In December, President-elect Barack Obama nominated Susan E. Rice, ’86, to represent the United States as ambassador to the United Nations—a position he intends to make a Cabinet-level post. Known for her frank style, Rice, 44, served as assistant secretary of state for African affairs and on the National Security Council during the Clinton administration.

Since leaving the State Department in 2001, she has worked as a senior fellow for the Brookings Institution and was a senior foreign policy adviser to Obama’s presidential campaign.
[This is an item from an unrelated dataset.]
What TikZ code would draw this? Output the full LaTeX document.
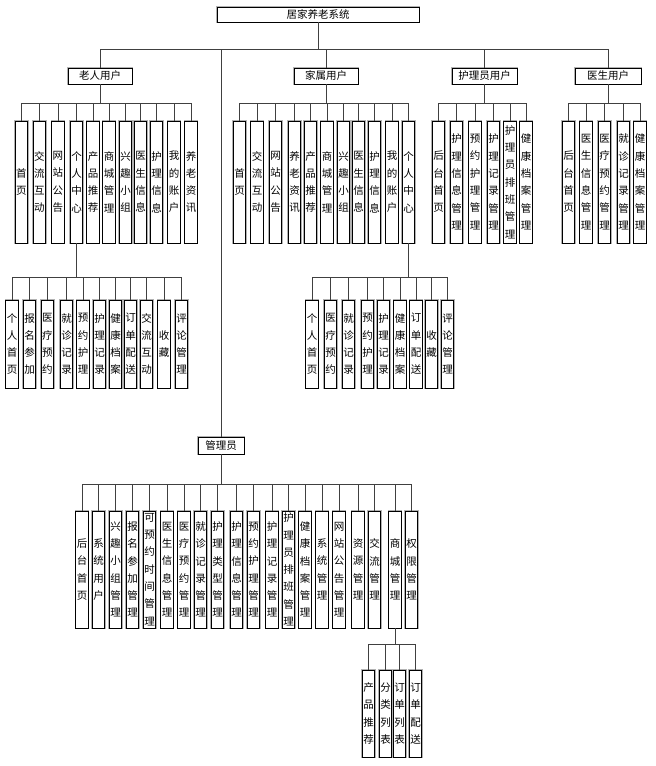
\documentclass[tikz,border=0pt]{standalone}
\usepackage{fontspec}
\setmainfont{Noto Sans CJK SC}
\begin{document}
\begin{tikzpicture}[x=1pt,y=-1pt,
  box/.style={draw=black, line width=0.7pt, preaction={draw=gray!60, line width=2.4pt}, fill=white, inner sep=0pt, align=center},
  hbox/.style={box, font=\fontsize{10.5}{12}\selectfont},
  vbox/.style={box, font=\fontsize{10.5}{17.3}\selectfont, minimum width=12.5pt, text width=12pt},
  lv2/.style={vbox, minimum height=122pt},
  lv3/.style={vbox, minimum height=88pt},
  adm/.style={vbox, minimum height=117pt},
  conn/.style={draw=black!75, line width=0.8pt}]
\useasboundingbox (0,0) rectangle (656,766);
% top level
\node[hbox, minimum width=202pt, minimum height=15pt] (root) at (318,14.5) {居家养老系统};
\node[hbox, minimum width=64pt, minimum height=16pt] (eld) at (100,76) {老人用户};
\node[hbox, minimum width=64pt, minimum height=16pt] (fam) at (326,76) {家属用户};
\node[hbox, minimum width=65pt, minimum height=16pt] (nur) at (484.5,76) {护理员用户};
\node[hbox, minimum width=66pt, minimum height=16pt] (doc) at (608,76) {医生用户};
\node[hbox, minimum width=46pt, minimum height=17pt] (adm) at (221,445.5) {管理员};
% elder
\node[lv2] (e1) at (21.5,182) {首\\页};
\node[lv2] (e2) at (39.5,182) {交\\流\\互\\动};
\node[lv2] (e3) at (58,182) {网\\站\\公\\告};
\node[lv2] (e4) at (76.5,182) {个\\人\\中\\心};
\node[lv2] (e5) at (93,182) {产\\品\\推\\荐};
\node[lv2] (e6) at (109,182) {商\\城\\管\\理};
\node[lv2] (e7) at (125.5,182) {兴\\趣\\小\\组};
\node[lv2] (e8) at (140.5,182) {医\\生\\信\\息};
\node[lv2] (e9) at (156.5,182) {护\\理\\信\\息};
\node[lv2] (e10) at (174,182) {我\\的\\账\\户};
\node[lv2] (e11) at (191,182) {养\\老\\资\\讯};
% family
\node[lv2] (f1) at (239.5,182) {首\\页};
\node[lv2] (f2) at (257,182) {交\\流\\互\\动};
\node[lv2] (f3) at (275.5,182) {网\\站\\公\\告};
\node[lv2] (f4) at (294.5,182) {养\\老\\资\\讯};
\node[lv2] (f5) at (310.5,182) {产\\品\\推\\荐};
\node[lv2] (f6) at (327,182) {商\\城\\管\\理};
\node[lv2] (f7) at (343.5,182) {兴\\趣\\小\\组};
\node[lv2] (f8) at (358.5,182) {医\\生\\信\\息};
\node[lv2] (f9) at (374.5,182) {护\\理\\信\\息};
\node[lv2] (f10) at (392,182) {我\\的\\账\\户};
\node[lv2] (f11) at (408.5,182) {个\\人\\中\\心};
% nurse
\node[lv2] (n1) at (438.5,182) {后\\台\\首\\页};
\node[lv2] (n2) at (456.5,182) {护\\理\\信\\息\\管\\理};
\node[lv2] (n3) at (475,182) {预\\约\\护\\理\\管\\理};
\node[lv2] (n4) at (493.5,182) {护\\理\\记\\录\\管\\理};
\node[lv2] (n5) at (510,182) {护\\理\\员\\排\\班\\管\\理};
\node[lv2] (n6) at (526,182) {健\\康\\档\\案\\管\\理};
% doctor
\node[lv2] (d1) at (568.5,182) {后\\台\\首\\页};
\node[lv2] (d2) at (586,182) {医\\生\\信\\息\\管\\理};
\node[lv2] (d3) at (604.5,182) {医\\疗\\预\\约\\管\\理};
\node[lv2] (d4) at (623.5,182) {就\\诊\\记\\录\\管\\理};
\node[lv2] (d5) at (640,182) {健\\康\\档\\案\\管\\理};
% elder personal
\node[lv3] (ep1) at (12,344) {个\\人\\首\\页};
\node[lv3] (ep2) at (29.5,344) {报\\名\\参\\加};
\node[lv3] (ep3) at (47.5,344) {医\\疗\\预\\约};
\node[lv3] (ep4) at (66.5,344) {就\\诊\\记\\录};
\node[lv3] (ep5) at (83,344) {预\\约\\护\\理};
\node[lv3] (ep6) at (99.5,344) {护\\理\\记\\录};
\node[lv3] (ep7) at (115.5,344) {健\\康\\档\\案};
\node[lv3] (ep8) at (130.5,344) {订\\单\\配\\送};
\node[lv3] (ep9) at (146.5,344) {交\\流\\互\\动};
\node[lv3] (ep10) at (164,344) {收\\藏};
\node[lv3] (ep11) at (181.5,344) {评\\论\\管\\理};
% family personal
\node[lv3] (fp1) at (312,344) {个\\人\\首\\页};
\node[lv3] (fp2) at (330.5,344) {医\\疗\\预\\约};
\node[lv3] (fp3) at (348.5,344) {就\\诊\\记\\录};
\node[lv3] (fp4) at (367.5,344) {预\\约\\护\\理};
\node[lv3] (fp5) at (383.5,344) {护\\理\\记\\录};
\node[lv3] (fp6) at (400,344) {健\\康\\档\\案};
\node[lv3] (fp7) at (416,344) {订\\单\\配\\送};
\node[lv3] (fp8) at (431.5,344) {收\\藏};
\node[lv3] (fp9) at (447.5,344) {评\\论\\管\\理};
% admin
\node[adm] (a1) at (82,569.5) {后\\台\\首\\页};
\node[adm] (a2) at (98.5,569.5) {系\\统\\用\\户};
\node[adm] (a3) at (115.5,569.5) {兴\\趣\\小\\组\\管\\理};
\node[adm] (a4) at (132.5,569.5) {报\\名\\参\\加\\管\\理};
\node[adm] (a5) at (149.5,569.5) {可\\预\\约\\时\\间\\管\\理};
\node[adm] (a6) at (167,569.5) {医\\生\\信\\息\\管\\理};
\node[adm] (a7) at (184,569.5) {医\\疗\\预\\约\\管\\理};
\node[adm] (a8) at (200.5,569.5) {就\\诊\\记\\录\\管\\理};
\node[adm] (a9) at (217.5,569.5) {护\\理\\类\\型\\管\\理};
\node[adm] (a10) at (236.5,569.5) {护\\理\\信\\息\\管\\理};
\node[adm] (a11) at (253.5,569.5) {预\\约\\护\\理\\管\\理};
\node[adm] (a12) at (272,569.5) {护\\理\\记\\录\\管\\理};
\node[adm] (a13) at (288.5,569.5) {护\\理\\员\\排\\班\\管\\理};
\node[adm] (a14) at (305,569.5) {健\\康\\档\\案\\管\\理};
\node[adm] (a15) at (322,569.5) {系\\统\\管\\理};
\node[adm] (a16) at (339,569.5) {网\\站\\公\\告\\管\\理};
\node[adm] (a17) at (358,569.5) {资\\源\\管\\理};
\node[adm] (a18) at (374.5,569.5) {交\\流\\管\\理};
\node[adm] (a19) at (395,569.5) {商\\城\\管\\理};
\node[adm] (a20) at (411.5,569.5) {权\\限\\管\\理};
% mall
\node[vbox, minimum height=87pt] (m1) at (368.5,713.5) {产\\品\\推\\荐};
\node[vbox, minimum height=87pt] (m2) at (385.5,713.5) {分\\类\\列\\表};
\node[vbox, minimum height=87pt] (m3) at (399.5,713.5) {订\\单\\列\\表};
\node[vbox, minimum height=87pt] (m4) at (415.5,713.5) {订\\单\\配\\送};
% buses
\coordinate (b0) at (318,49);
\coordinate (be) at (100,103);
\coordinate (bf) at (326,103);
\coordinate (bn) at (484.5,103);
\coordinate (bd) at (608,103);
\coordinate (bep) at (76.5,277);
\coordinate (bfp) at (408.5,277);
\coordinate (ba) at (221,484);
\coordinate (bm) at (395,644);
% connectors
\draw[conn] (root.south) -- (b0);
\foreach \n in {eld,fam,nur,doc,adm} \draw[conn] (b0) -| (\n.north);
\draw[conn] (eld.south) -- (be);
\foreach \n in {e1,e2,e3,e4,e5,e6,e7,e8,e9,e10,e11} \draw[conn] (be) -| (\n.north);
\draw[conn] (fam.south) -- (bf);
\foreach \n in {f1,f2,f3,f4,f5,f6,f7,f8,f9,f10,f11} \draw[conn] (bf) -| (\n.north);
\draw[conn] (nur.south) -- (bn);
\foreach \n in {n1,n2,n3,n4,n5,n6} \draw[conn] (bn) -| (\n.north);
\draw[conn] (doc.south) -- (bd);
\foreach \n in {d1,d2,d3,d4,d5} \draw[conn] (bd) -| (\n.north);
\draw[conn] (e4.south) -- (bep);
\foreach \n in {ep1,ep2,ep3,ep4,ep5,ep6,ep7,ep8,ep9,ep10,ep11} \draw[conn] (bep) -| (\n.north);
\draw[conn] (f11.south) -- (bfp);
\foreach \n in {fp1,fp2,fp3,fp4,fp5,fp6,fp7,fp8,fp9} \draw[conn] (bfp) -| (\n.north);
\draw[conn] (adm.south) -- (ba);
\foreach \n in {a1,a2,a3,a4,a5,a6,a7,a8,a9,a10,a11,a12,a13,a14,a15,a16,a17,a18,a19,a20} \draw[conn] (ba) -| (\n.north);
\draw[conn] (a19.south) -- (bm);
\foreach \n in {m1,m2,m3,m4} \draw[conn] (bm) -| (\n.north);
\end{tikzpicture}
\end{document}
The following appointments were made after the January/February issue went to press.

NOVEMBER 16:

Valerie Jarrett, a long-time friend and confidante to the Obamas, has been named senior adviser and assistant to the president. An expert in housing, transportation and health care, and a specialist in negotiation and conflict resolution, Jarrett, ’78, will serve as the White House's point person for state and local officials and supervise the Office of Public Liaison.

DECEMBER 15:

Former Stanford physics department chair Steven Chu has been nominated by President-elect Barack Obama to be the next secretary of energy. Chu won the Nobel Prize in physics in 1997 for his work on methods to cool and trap atoms with laser light, and is currently director of the Lawrence Berkeley National Laboratory. He is also one of the nation’s foremost advocates for scientific solutions to the problems of global warming and the need for alternative sources of energy.

DECEMBER 21:

President-elect Barack Obama has nominated John P. Holdren, PhD '70, to serve as his top science adviser, a post formally known as assistant to the president and director of the White House Office of Science and Technology Policy. Holdren, a professor at Harvard, "has been one of the most passionate and persistent voices of our time about the growing threat of climate change," Obama said in a radio address. "I look forward to his wise counsel in the years ahead."

JANUARY 29:

The Obama administration has picked Lt. Gen. Karl W. Eikenberry, MA ’94, a former top military commander in Afghanistan, to be the next U.S. ambassador to Kabul. The New York Times reports that Eikenberry not only has good relations with Afghan president Hamid Karzai, but in his current post as deputy chairman of NATO's military committee in Brussels, Belgium, has developed ties with European allies that could be useful in rallying more support for the Afghan mission.

FEBRUARY 20:

Political science professor Michael McFaul has been tapped to serve as special assistant to the president for national security affairs and senior director for Russian and Eurasian affairs at the National Security Council. McFaul, ’86, MA ’86, has been deputy director of Stanford's Freeman Spogli Institute for International Studies and was a senior adviser on Russia and Eurasia during Obama's campaign.

MARCH 9:

Elizabeth Sherwood-Randall, a senior research scholar at the Freeman Spogli Institute's Center for International Security and Cooperation, will join the Obama administration as a special assistant to the president and senior director for European affairs at the National Security Council. Sherwood-Randall served as deputy assistant secretary of defense for Russia, Ukraine and Eurasia from 1994 to 1996, during the Clinton administration.

MARCH 12:

President Barack Obama intends to nominate Kristina Johnson, '81, MA '81, PhD '84, to be U.S. Under Secretary of Energy, a post in which she will oversee renewable energy and efficiency programs, as well as coal and nuclear energy programs. Johnson, an electrical engineer, is provost and senior vice president for academic affairs of Johns Hopkins University.